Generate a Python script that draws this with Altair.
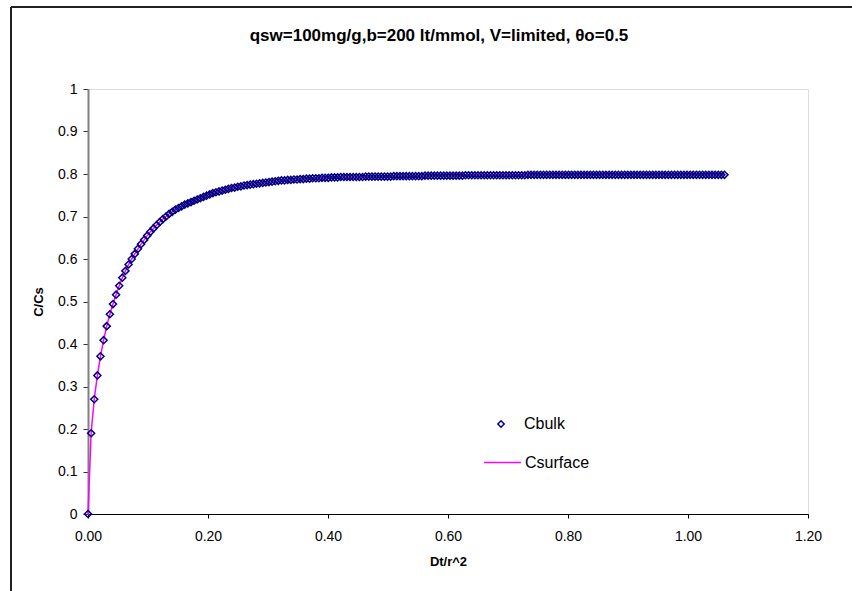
import altair as alt
import pandas as pd

# Dimensionless time Dt/r^2
x_vals = [
    0, 0.0052, 0.0104, 0.0156, 0.0208, 0.026, 0.0312, 0.0364, 0.0416, 0.0468,
    0.052, 0.0572, 0.0624, 0.0676, 0.0728, 0.078, 0.0832, 0.0884, 0.0936, 0.0988,
    0.104, 0.1092, 0.1144, 0.1196, 0.1248, 0.13, 0.1352, 0.1404, 0.1456, 0.1508,
    0.156, 0.1612, 0.1664, 0.1716, 0.1768, 0.182, 0.1872, 0.1924, 0.1976, 0.2028,
    0.208, 0.2132, 0.2184, 0.2236, 0.2288, 0.234, 0.2392, 0.2444, 0.2496, 0.2548,
    0.26, 0.2652, 0.2704, 0.2756, 0.2808, 0.286, 0.2912, 0.2964, 0.3016, 0.3068,
    0.312, 0.3172, 0.3224, 0.3276, 0.3328, 0.338, 0.3432, 0.3484, 0.3536, 0.3588,
    0.364, 0.3692, 0.3744, 0.3796, 0.3848, 0.39, 0.3952, 0.4004, 0.4056, 0.4108,
    0.416, 0.4212, 0.4264, 0.4316, 0.4368, 0.442, 0.4472, 0.4524, 0.4576, 0.4628,
    0.468, 0.4732, 0.4784, 0.4836, 0.4888, 0.494, 0.4992, 0.5044, 0.5096, 0.5148,
    0.52, 0.5252, 0.5304, 0.5356, 0.5408, 0.546, 0.5512, 0.5564, 0.5616, 0.5668,
    0.572, 0.5772, 0.5824, 0.5876, 0.5928, 0.598, 0.6032, 0.6084, 0.6136, 0.6188,
    0.624, 0.6292, 0.6344, 0.6396, 0.6448, 0.65, 0.6552, 0.6604, 0.6656, 0.6708,
    0.676, 0.6812, 0.6864, 0.6916, 0.6968, 0.702, 0.7072, 0.7124, 0.7176, 0.7228,
    0.728, 0.7332, 0.7384, 0.7436, 0.7488, 0.754, 0.7592, 0.7644, 0.7696, 0.7748,
    0.78, 0.7852, 0.7904, 0.7956, 0.8008, 0.806, 0.8112, 0.8164, 0.8216, 0.8268,
    0.832, 0.8372, 0.8424, 0.8476, 0.8528, 0.858, 0.8632, 0.8684, 0.8736, 0.8788,
    0.884, 0.8892, 0.8944, 0.8996, 0.9048, 0.91, 0.9152, 0.9204, 0.9256, 0.9308,
    0.936, 0.9412, 0.9464, 0.9516, 0.9568, 0.962, 0.9672, 0.9724, 0.9776, 0.9828,
    0.988, 0.9932, 0.9984, 1.0036, 1.0088, 1.014, 1.0192, 1.0244, 1.0296, 1.0348,
    1.04, 1.0452, 1.0504, 1.0556, 1.0608,
]

cbulk = [
    0, 0.190, 0.270, 0.326, 0.371, 0.409, 0.442, 0.470, 0.494, 0.516,
    0.537, 0.556, 0.572, 0.587, 0.600, 0.612, 0.624, 0.635, 0.645, 0.655,
    0.664, 0.672, 0.680, 0.687, 0.694, 0.700, 0.706, 0.711, 0.716, 0.720,
    0.724, 0.728, 0.731, 0.734, 0.737, 0.740, 0.743, 0.746, 0.749, 0.752,
    0.755, 0.757, 0.759, 0.761, 0.763, 0.765, 0.767, 0.768, 0.770, 0.771,
    0.773, 0.774, 0.775, 0.776, 0.777, 0.778, 0.779, 0.780, 0.781, 0.782,
    0.783, 0.784, 0.785, 0.785, 0.786, 0.786, 0.787, 0.787, 0.788, 0.788,
    0.789, 0.789, 0.790, 0.790, 0.790, 0.791, 0.791, 0.791, 0.792, 0.792,
    0.792, 0.793, 0.793, 0.793, 0.793, 0.793, 0.793, 0.793, 0.793, 0.794,
    0.794, 0.794, 0.794, 0.794, 0.794, 0.794, 0.794, 0.794, 0.795, 0.795,
    0.795, 0.795, 0.795, 0.795, 0.795, 0.795, 0.795, 0.795, 0.796, 0.796,
    0.796, 0.796, 0.796, 0.796, 0.796, 0.796, 0.796, 0.796, 0.796, 0.796,
    0.796, 0.797, 0.797, 0.797, 0.797, 0.797, 0.797, 0.797, 0.797, 0.797,
    0.797, 0.797, 0.797, 0.797, 0.797, 0.797, 0.797, 0.797, 0.797, 0.797,
    0.797, 0.798, 0.798, 0.798, 0.798, 0.798, 0.798, 0.798, 0.798, 0.798,
    0.798, 0.798, 0.798, 0.798, 0.798, 0.798, 0.798, 0.798, 0.798, 0.798,
    0.798, 0.798, 0.798, 0.798, 0.798, 0.798, 0.798, 0.798, 0.798, 0.798,
    0.798, 0.798, 0.798, 0.798, 0.798, 0.798, 0.798, 0.798, 0.798, 0.798,
    0.798, 0.798, 0.798, 0.798, 0.798, 0.798, 0.798, 0.798, 0.798, 0.798,
    0.798, 0.798, 0.798, 0.798, 0.798, 0.798, 0.798, 0.798, 0.798, 0.798,
    0.798, 0.798, 0.798, 0.798, 0.798,
]

# Surface concentration coincides with the bulk markers in the picture
csurface = list(cbulk)

x_ticks = [0, 0.2, 0.4, 0.6, 0.8, 1.0, 1.2]
y_ticks = [0, 0.1, 0.2, 0.3, 0.4, 0.5, 0.6, 0.7, 0.8, 0.9, 1.0]

FONT = "Liberation Sans"

df_bulk = pd.DataFrame({"x": x_vals, "y": cbulk, "series": "Cbulk"})
df_surf = pd.DataFrame({"x": x_vals, "y": csurface, "series": "Csurface"})

x_enc = alt.X(
    "x:Q",
    scale=alt.Scale(domain=[0, 1.2], nice=False, zero=False),
    axis=alt.Axis(
        values=x_ticks, format=".2f", title="Dt/r^2", grid=False, labelFlush=False,
        domainColor="black", domainWidth=1, tickColor="black", tickSize=4,
        labelFont=FONT, labelFontSize=14, labelColor="black", labelPadding=11,
        titleFont=FONT, titleFontSize=13, titleFontWeight="bold", titleColor="black",
        titlePadding=12,
    ),
)
y_enc = alt.Y(
    "y:Q",
    scale=alt.Scale(domain=[0, 1], nice=False),
    axis=alt.Axis(
        values=y_ticks, format="~g", title="C/Cs", grid=False, labelFlush=False,
        domainColor="#808080", domainWidth=2, tickColor="#333333", tickSize=5,
        labelFont=FONT, labelFontSize=14, labelColor="black", labelPadding=6,
        titleFont=FONT, titleFontSize=13, titleFontWeight="bold", titleColor="black",
        titlePadding=12,
    ),
)

line = alt.Chart(df_surf).mark_line(strokeWidth=1.5).encode(
    x=x_enc,
    y=y_enc,
    stroke=alt.Stroke(
        "series:N",
        scale=alt.Scale(domain=["Csurface"], range=["#FF00FF"]),
        legend=alt.Legend(
            title=None, orient="none", legendX=395, legendY=354,
            symbolType="stroke", symbolSize=1369, symbolStrokeWidth=1.5,
            labelFont=FONT, labelFontSize=16, labelColor="black", labelOffset=3,
            padding=0,
        ),
    ),
)

points = alt.Chart(df_bulk).mark_point(
    shape="diamond", filled=False, color="#000080", size=50, strokeWidth=1.5, opacity=1
).encode(
    x=x_enc,
    y=y_enc,
    shape=alt.Shape(
        "series:N",
        scale=alt.Scale(domain=["Cbulk"], range=["diamond"]),
        legend=alt.Legend(
            title=None, orient="none", legendX=405, legendY=327,
            symbolStrokeColor="#000080", symbolFillColor="transparent",
            symbolStrokeWidth=1.5, symbolSize=40,
            labelFont=FONT, labelFontSize=16, labelColor="black", labelOffset=15,
            padding=0,
        ),
    ),
)

frame_left = alt.Chart(df_bulk.head(1)).mark_rule(color="#222222", strokeWidth=2).encode(
    x=alt.value(-77), y=alt.value(-82), y2=alt.value(600)
)
frame_top = alt.Chart(df_bulk.head(1)).mark_rule(color="#222222", strokeWidth=2).encode(
    x=alt.value(-77), x2=alt.value(800), y=alt.value(-82)
)

chart = alt.layer(frame_left, frame_top, line, points).resolve_scale(
    stroke="independent", shape="independent"
).properties(
    width=720,
    height=425,
    title=alt.TitleParams(
        "qsw=100mg/g,b=200 lt/mmol, V=limited, θo=0.5",
        font=FONT, fontSize=17, fontWeight="bold", color="black",
        anchor="middle", offset=0, dy=39, dx=-9, frame="group",
    ),
    autosize=alt.AutoSizeParams(type="none"),
    padding={"left": 88, "top": 89, "right": 44, "bottom": 77},
).configure_view(stroke=None).configure(background="white")

chart.save("out.html", embed_options={"renderer": "svg", "actions": False})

■ What this task involves
Repeat the lines above, starting at the first and stopping after the line that holds "import pandas as pd", with the pictures left out.

■ Exercise result
Generate a Python script that draws this with Altair.
import altair as alt
import pandas as pd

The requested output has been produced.